What you have to do
Below are some records. Output the lines from the first one through the line that holds "time_min = list(range(0, 121))", exactly as written, with no pictures.

##### Task data

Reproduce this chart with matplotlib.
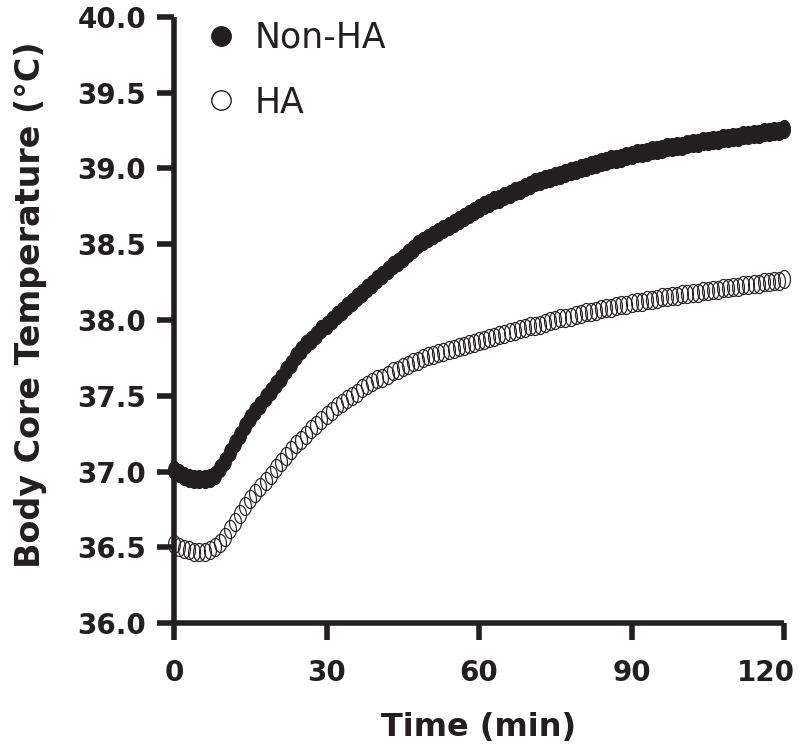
import numpy as np
import matplotlib
matplotlib.use("Agg")
import matplotlib.pyplot as plt
import matplotlib.transforms as mtransforms
from matplotlib.lines import Line2D

# ---------------------------------------------------------------------------
# Data (one point per minute)
# ---------------------------------------------------------------------------
time_min = list(range(0, 121))

non_ha = [
    37.01, 36.99, 36.97, 36.96, 36.95, 36.95, 36.95, 36.96, 36.98, 37.02,
    37.07, 37.13, 37.19, 37.24, 37.30, 37.35, 37.40, 37.44, 37.49, 37.53,
    37.58, 37.62, 37.67, 37.71, 37.76, 37.80, 37.84, 37.87, 37.90, 37.94,
    37.97, 38.00, 38.03, 38.06, 38.09, 38.12, 38.15, 38.18, 38.21, 38.24,
    38.27, 38.30, 38.33, 38.36, 38.38, 38.41, 38.44, 38.47, 38.50, 38.52,
    38.54, 38.56, 38.58, 38.60, 38.62, 38.64, 38.66, 38.68, 38.70, 38.72,
    38.74, 38.76, 38.77, 38.79, 38.80, 38.82, 38.83, 38.85, 38.86, 38.88,
    38.89, 38.91, 38.92, 38.93, 38.94, 38.95, 38.96, 38.97, 38.98, 38.99,
    39.00, 39.01, 39.02, 39.03, 39.04, 39.05, 39.06, 39.06, 39.07, 39.08,
    39.09, 39.10, 39.10, 39.11, 39.12, 39.12, 39.13, 39.14, 39.14, 39.15,
    39.15, 39.16, 39.17, 39.17, 39.18, 39.18, 39.19, 39.19, 39.20, 39.20,
    39.21, 39.21, 39.22, 39.22, 39.23, 39.23, 39.24, 39.24, 39.25, 39.25,
    39.26,
]

ha = [
    36.52, 36.50, 36.49, 36.48, 36.47, 36.47, 36.47, 36.48, 36.50, 36.53,
    36.57, 36.62, 36.67, 36.72, 36.77, 36.82, 36.86, 36.90, 36.94, 36.98,
    37.02, 37.06, 37.10, 37.14, 37.18, 37.21, 37.24, 37.28, 37.31, 37.34,
    37.37, 37.40, 37.43, 37.45, 37.48, 37.50, 37.52, 37.55, 37.57, 37.59,
    37.61, 37.62, 37.64, 37.66, 37.67, 37.69, 37.70, 37.72, 37.73, 37.75,
    37.76, 37.77, 37.78, 37.79, 37.80, 37.81, 37.82, 37.83, 37.84, 37.85,
    37.86, 37.87, 37.88, 37.89, 37.90, 37.91, 37.92, 37.93, 37.94, 37.95,
    37.96, 37.96, 37.97, 37.98, 37.99, 38.00, 38.01, 38.01, 38.02, 38.03,
    38.04, 38.05, 38.05, 38.06, 38.07, 38.08, 38.08, 38.09, 38.10, 38.10,
    38.11, 38.12, 38.12, 38.13, 38.13, 38.14, 38.15, 38.15, 38.16, 38.16,
    38.17, 38.17, 38.18, 38.18, 38.19, 38.19, 38.20, 38.20, 38.21, 38.21,
    38.22, 38.22, 38.23, 38.23, 38.24, 38.24, 38.25, 38.25, 38.26, 38.26,
    38.27,
]

labels = ["Non-HA", "HA"]
x_ticks = [0, 30, 60, 90, 120]
y_ticks = [36.0, 36.5, 37.0, 37.5, 38.0, 38.5, 39.0, 39.5, 40.0]

INK = "#231f20"

# slightly tall elliptical marker, as in the reference
theta = np.linspace(0, 2 * np.pi, 61)
ellipse = np.column_stack([0.66 * np.cos(theta), np.sin(theta)])

fig = plt.figure(figsize=(8, 7.52), dpi=100)
ax = fig.add_axes([0.2175, 0.1715, 0.7625, 0.806])

ax.plot(time_min, non_ha, linestyle="none", marker=ellipse, markersize=13,
        markerfacecolor=INK, markeredgecolor=INK, markeredgewidth=0.8,
        clip_on=False, zorder=3)
ax.plot(time_min, ha, linestyle="none", marker=ellipse, markersize=13,
        markerfacecolor="none", markeredgecolor=INK, markeredgewidth=0.85,
        clip_on=False, zorder=3)

ax.set_xlim(0, 120)
ax.set_ylim(36, 40)
ax.set_xticks(x_ticks)
ax.set_yticks(y_ticks)
ax.set_yticklabels([f"{v:.1f}" for v in y_ticks])

for side in ("top", "right"):
    ax.spines[side].set_visible(False)
for side in ("left", "bottom"):
    ax.spines[side].set_linewidth(4)
    ax.spines[side].set_color(INK)
    ax.spines[side].set_capstyle("butt")

ax.tick_params(axis="both", direction="out", length=12, width=4, color=INK,
               labelsize=20, labelcolor=INK)
ax.tick_params(axis="x", pad=14)
ax.tick_params(axis="y", pad=8)
for t in ax.get_xticklabels() + ax.get_yticklabels():
    t.set_fontweight("bold")

# the last x label sits a little left of its tick so it stays inside the figure
last = ax.get_xticklabels()[-1]
last.set_transform(last.get_transform()
                   + mtransforms.ScaledTranslation(-13 / 72, 0, fig.dpi_scale_trans))

ax.set_xlabel("Time (min)", fontsize=23, fontweight="bold", color=INK)
ax.xaxis.set_label_coords(0.5, -0.172)
ax.xaxis.label.set_verticalalignment("center")
ax.set_ylabel("Body Core Temperature (°C)", fontsize=24, fontweight="bold",
              color=INK)
ax.yaxis.set_label_coords(-0.208, 0.526)

handles = [
    Line2D([], [], linestyle="none", marker="o", markersize=14,
           markerfacecolor=INK, markeredgecolor=INK, markeredgewidth=1.0),
    Line2D([], [], linestyle="none", marker="o", markersize=14,
           markerfacecolor="none", markeredgecolor=INK, markeredgewidth=1.0),
]
leg = fig.legend(handles, labels, loc="upper left",
                 bbox_to_anchor=(204 / 800, 1 - 21 / 752),
                 frameon=False, fontsize=25, borderpad=0, borderaxespad=0,
                 handlelength=1.0, handletextpad=0.45, labelspacing=0.88)
for t in leg.get_texts():
    t.set_color(INK)

fig.savefig("out.png", dpi=100)
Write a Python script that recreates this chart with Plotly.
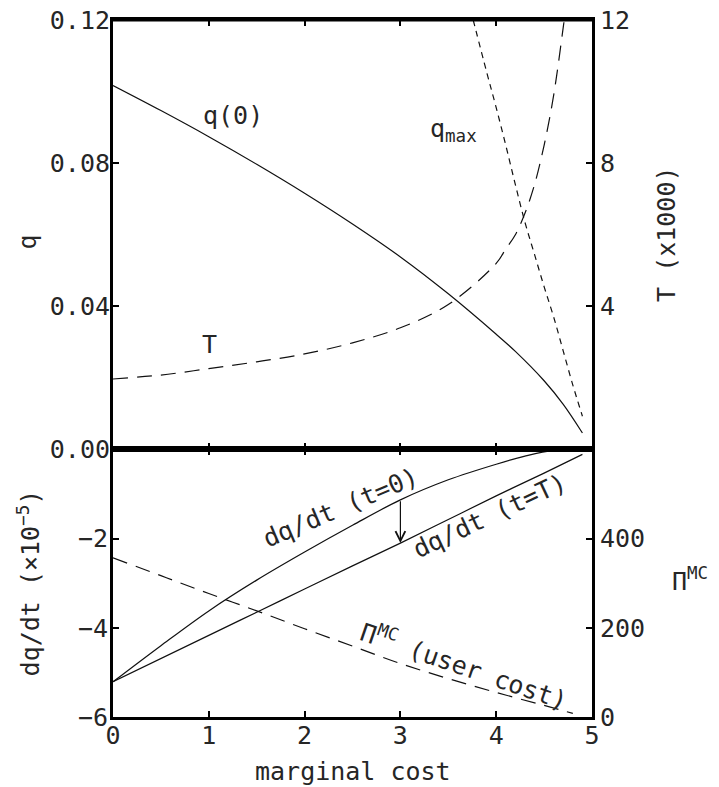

##########

Response to this exercise
Reproduce this chart with matplotlib.
import numpy as np
import matplotlib
matplotlib.use("Agg")
import matplotlib.pyplot as plt
import matplotlib.transforms as mtransforms
from matplotlib.lines import Line2D

# ---------------------------------------------------------------------------
# Data (one point per minute)
# ---------------------------------------------------------------------------
time_min = list(range(0, 121))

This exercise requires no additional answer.